╭──

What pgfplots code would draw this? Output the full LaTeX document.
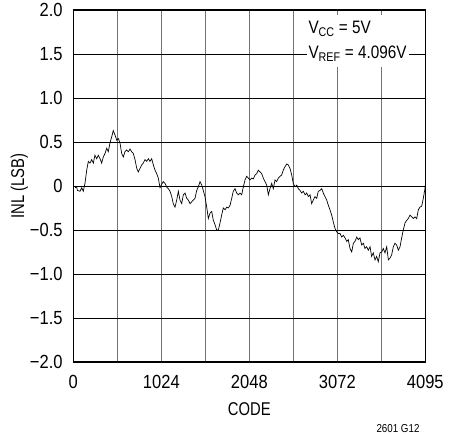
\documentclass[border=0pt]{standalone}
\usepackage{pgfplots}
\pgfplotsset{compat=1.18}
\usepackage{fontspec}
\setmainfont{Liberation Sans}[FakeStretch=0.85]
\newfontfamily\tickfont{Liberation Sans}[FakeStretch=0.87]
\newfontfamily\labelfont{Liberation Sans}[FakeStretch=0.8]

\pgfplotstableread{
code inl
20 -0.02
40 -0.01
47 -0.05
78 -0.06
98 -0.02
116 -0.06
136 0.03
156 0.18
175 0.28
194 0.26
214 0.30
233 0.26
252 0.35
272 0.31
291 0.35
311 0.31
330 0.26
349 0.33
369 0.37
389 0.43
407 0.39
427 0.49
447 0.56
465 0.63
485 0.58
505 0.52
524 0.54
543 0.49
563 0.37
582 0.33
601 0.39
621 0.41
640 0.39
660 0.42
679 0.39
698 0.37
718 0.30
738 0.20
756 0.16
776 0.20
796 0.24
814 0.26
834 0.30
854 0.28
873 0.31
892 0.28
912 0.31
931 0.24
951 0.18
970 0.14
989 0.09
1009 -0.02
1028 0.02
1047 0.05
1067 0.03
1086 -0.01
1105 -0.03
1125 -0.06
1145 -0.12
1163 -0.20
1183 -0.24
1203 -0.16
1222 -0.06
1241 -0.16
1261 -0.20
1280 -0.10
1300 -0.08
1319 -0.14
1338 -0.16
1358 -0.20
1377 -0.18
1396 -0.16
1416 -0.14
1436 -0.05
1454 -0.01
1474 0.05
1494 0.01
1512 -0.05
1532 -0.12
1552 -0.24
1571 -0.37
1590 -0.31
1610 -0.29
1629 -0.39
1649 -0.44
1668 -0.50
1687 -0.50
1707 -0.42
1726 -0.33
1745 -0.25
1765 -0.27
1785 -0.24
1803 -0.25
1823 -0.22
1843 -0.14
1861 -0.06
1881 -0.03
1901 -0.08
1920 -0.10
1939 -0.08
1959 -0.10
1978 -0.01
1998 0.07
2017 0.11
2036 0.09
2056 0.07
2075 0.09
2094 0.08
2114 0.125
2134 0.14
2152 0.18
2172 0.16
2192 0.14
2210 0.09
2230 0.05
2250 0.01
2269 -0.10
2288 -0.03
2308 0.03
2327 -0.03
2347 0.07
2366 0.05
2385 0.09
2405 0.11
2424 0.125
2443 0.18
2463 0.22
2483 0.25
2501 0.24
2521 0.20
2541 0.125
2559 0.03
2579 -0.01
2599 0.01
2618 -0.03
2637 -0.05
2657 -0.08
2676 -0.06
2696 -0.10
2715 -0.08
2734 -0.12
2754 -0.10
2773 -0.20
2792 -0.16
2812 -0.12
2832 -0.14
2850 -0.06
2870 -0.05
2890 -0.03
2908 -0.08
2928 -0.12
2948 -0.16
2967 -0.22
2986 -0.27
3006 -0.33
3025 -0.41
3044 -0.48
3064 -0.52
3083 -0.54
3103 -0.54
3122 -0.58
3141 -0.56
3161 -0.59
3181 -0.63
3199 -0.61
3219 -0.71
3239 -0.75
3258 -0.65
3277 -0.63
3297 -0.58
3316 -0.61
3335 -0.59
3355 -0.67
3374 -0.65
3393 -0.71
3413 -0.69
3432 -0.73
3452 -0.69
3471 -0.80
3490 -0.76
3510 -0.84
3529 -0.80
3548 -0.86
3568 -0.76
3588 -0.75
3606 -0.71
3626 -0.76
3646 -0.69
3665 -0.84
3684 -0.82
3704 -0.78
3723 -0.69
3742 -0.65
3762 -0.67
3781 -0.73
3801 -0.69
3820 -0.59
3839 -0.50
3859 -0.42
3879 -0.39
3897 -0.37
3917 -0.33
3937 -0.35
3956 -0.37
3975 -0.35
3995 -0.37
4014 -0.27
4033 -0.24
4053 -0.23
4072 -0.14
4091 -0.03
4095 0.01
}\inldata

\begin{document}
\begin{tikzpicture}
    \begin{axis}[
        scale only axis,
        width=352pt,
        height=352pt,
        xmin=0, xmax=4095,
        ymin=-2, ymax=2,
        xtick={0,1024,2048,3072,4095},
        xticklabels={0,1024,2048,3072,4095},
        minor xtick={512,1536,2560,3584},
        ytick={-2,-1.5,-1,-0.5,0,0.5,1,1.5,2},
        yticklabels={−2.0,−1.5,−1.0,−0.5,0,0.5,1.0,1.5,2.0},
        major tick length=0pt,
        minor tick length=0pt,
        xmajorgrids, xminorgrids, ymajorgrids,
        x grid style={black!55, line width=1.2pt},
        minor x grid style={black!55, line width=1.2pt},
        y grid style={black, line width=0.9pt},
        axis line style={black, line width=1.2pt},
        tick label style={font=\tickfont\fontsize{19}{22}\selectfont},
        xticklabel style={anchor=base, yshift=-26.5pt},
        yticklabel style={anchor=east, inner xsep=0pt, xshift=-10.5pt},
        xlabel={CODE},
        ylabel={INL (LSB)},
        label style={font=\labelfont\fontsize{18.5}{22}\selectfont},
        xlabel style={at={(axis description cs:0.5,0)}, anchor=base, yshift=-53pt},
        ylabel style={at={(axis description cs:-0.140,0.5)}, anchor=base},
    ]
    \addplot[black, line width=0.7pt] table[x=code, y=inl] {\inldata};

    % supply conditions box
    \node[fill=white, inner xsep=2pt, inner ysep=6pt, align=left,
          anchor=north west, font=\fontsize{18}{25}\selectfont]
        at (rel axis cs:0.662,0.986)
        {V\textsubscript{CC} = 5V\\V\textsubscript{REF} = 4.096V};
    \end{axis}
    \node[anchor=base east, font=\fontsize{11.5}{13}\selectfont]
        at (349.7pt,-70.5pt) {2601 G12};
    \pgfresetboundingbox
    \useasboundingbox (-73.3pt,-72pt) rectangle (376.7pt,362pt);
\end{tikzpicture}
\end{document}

╰──

Reproduce the whole listing above word for word, but not its pictures.

§ Result for this task
What pgfplots code would draw this? Output the full LaTeX document.
\documentclass[border=0pt]{standalone}
\usepackage{pgfplots}
\pgfplotsset{compat=1.18}
\usepackage{fontspec}
\setmainfont{Liberation Sans}[FakeStretch=0.85]
\newfontfamily\tickfont{Liberation Sans}[FakeStretch=0.87]
\newfontfamily\labelfont{Liberation Sans}[FakeStretch=0.8]

\pgfplotstableread{
code inl
20 -0.02
40 -0.01
47 -0.05
78 -0.06
98 -0.02
116 -0.06
136 0.03
156 0.18
175 0.28
194 0.26
214 0.30
233 0.26
252 0.35
272 0.31
291 0.35
311 0.31
330 0.26
349 0.33
369 0.37
389 0.43
407 0.39
427 0.49
447 0.56
465 0.63
485 0.58
505 0.52
524 0.54
543 0.49
563 0.37
582 0.33
601 0.39
621 0.41
640 0.39
660 0.42
679 0.39
698 0.37
718 0.30
738 0.20
756 0.16
776 0.20
796 0.24
814 0.26
834 0.30
854 0.28
873 0.31
892 0.28
912 0.31
931 0.24
951 0.18
970 0.14
989 0.09
1009 -0.02
1028 0.02
1047 0.05
1067 0.03
1086 -0.01
1105 -0.03
1125 -0.06
1145 -0.12
1163 -0.20
1183 -0.24
1203 -0.16
1222 -0.06
1241 -0.16
1261 -0.20
1280 -0.10
1300 -0.08
1319 -0.14
1338 -0.16
1358 -0.20
1377 -0.18
1396 -0.16
1416 -0.14
1436 -0.05
1454 -0.01
1474 0.05
1494 0.01
1512 -0.05
1532 -0.12
1552 -0.24
1571 -0.37
1590 -0.31
1610 -0.29
1629 -0.39
1649 -0.44
1668 -0.50
1687 -0.50
1707 -0.42
1726 -0.33
1745 -0.25
1765 -0.27
1785 -0.24
1803 -0.25
1823 -0.22
1843 -0.14
1861 -0.06
1881 -0.03
1901 -0.08
1920 -0.10
1939 -0.08
1959 -0.10
1978 -0.01
1998 0.07
2017 0.11
2036 0.09
2056 0.07
2075 0.09
2094 0.08
2114 0.125
2134 0.14
2152 0.18
2172 0.16
2192 0.14
2210 0.09
2230 0.05
2250 0.01
2269 -0.10
2288 -0.03
2308 0.03
2327 -0.03
2347 0.07
2366 0.05
2385 0.09
2405 0.11
2424 0.125
2443 0.18
2463 0.22
2483 0.25
2501 0.24
2521 0.20
2541 0.125
2559 0.03
2579 -0.01
2599 0.01
2618 -0.03
2637 -0.05
2657 -0.08
2676 -0.06
2696 -0.10
2715 -0.08
2734 -0.12
2754 -0.10
2773 -0.20
2792 -0.16
2812 -0.12
2832 -0.14
2850 -0.06
2870 -0.05
2890 -0.03
2908 -0.08
2928 -0.12
2948 -0.16
2967 -0.22
2986 -0.27
3006 -0.33
3025 -0.41
3044 -0.48
3064 -0.52
3083 -0.54
3103 -0.54
3122 -0.58
3141 -0.56
3161 -0.59
3181 -0.63
3199 -0.61
3219 -0.71
3239 -0.75
3258 -0.65
3277 -0.63
3297 -0.58
3316 -0.61
3335 -0.59
3355 -0.67
3374 -0.65
3393 -0.71
3413 -0.69
3432 -0.73
3452 -0.69
3471 -0.80
3490 -0.76
3510 -0.84
3529 -0.80
3548 -0.86
3568 -0.76
3588 -0.75
3606 -0.71
3626 -0.76
3646 -0.69
3665 -0.84
3684 -0.82
3704 -0.78
3723 -0.69
3742 -0.65
3762 -0.67
3781 -0.73
3801 -0.69
3820 -0.59
3839 -0.50
3859 -0.42
3879 -0.39
3897 -0.37
3917 -0.33
3937 -0.35
3956 -0.37
3975 -0.35
3995 -0.37
4014 -0.27
4033 -0.24
4053 -0.23
4072 -0.14
4091 -0.03
4095 0.01
}\inldata

\begin{document}
\begin{tikzpicture}
    \begin{axis}[
        scale only axis,
        width=352pt,
        height=352pt,
        xmin=0, xmax=4095,
        ymin=-2, ymax=2,
        xtick={0,1024,2048,3072,4095},
        xticklabels={0,1024,2048,3072,4095},
        minor xtick={512,1536,2560,3584},
        ytick={-2,-1.5,-1,-0.5,0,0.5,1,1.5,2},
        yticklabels={−2.0,−1.5,−1.0,−0.5,0,0.5,1.0,1.5,2.0},
        major tick length=0pt,
        minor tick length=0pt,
        xmajorgrids, xminorgrids, ymajorgrids,
        x grid style={black!55, line width=1.2pt},
        minor x grid style={black!55, line width=1.2pt},
        y grid style={black, line width=0.9pt},
        axis line style={black, line width=1.2pt},
        tick label style={font=\tickfont\fontsize{19}{22}\selectfont},
        xticklabel style={anchor=base, yshift=-26.5pt},
        yticklabel style={anchor=east, inner xsep=0pt, xshift=-10.5pt},
        xlabel={CODE},
        ylabel={INL (LSB)},
        label style={font=\labelfont\fontsize{18.5}{22}\selectfont},
        xlabel style={at={(axis description cs:0.5,0)}, anchor=base, yshift=-53pt},
        ylabel style={at={(axis description cs:-0.140,0.5)}, anchor=base},
    ]
    \addplot[black, line width=0.7pt] table[x=code, y=inl] {\inldata};

    % supply conditions box
    \node[fill=white, inner xsep=2pt, inner ysep=6pt, align=left,
          anchor=north west, font=\fontsize{18}{25}\selectfont]
        at (rel axis cs:0.662,0.986)
        {V\textsubscript{CC} = 5V\\V\textsubscript{REF} = 4.096V};
    \end{axis}
    \node[anchor=base east, font=\fontsize{11.5}{13}\selectfont]
        at (349.7pt,-70.5pt) {2601 G12};
    \pgfresetboundingbox
    \useasboundingbox (-73.3pt,-72pt) rectangle (376.7pt,362pt);
\end{tikzpicture}
\end{document}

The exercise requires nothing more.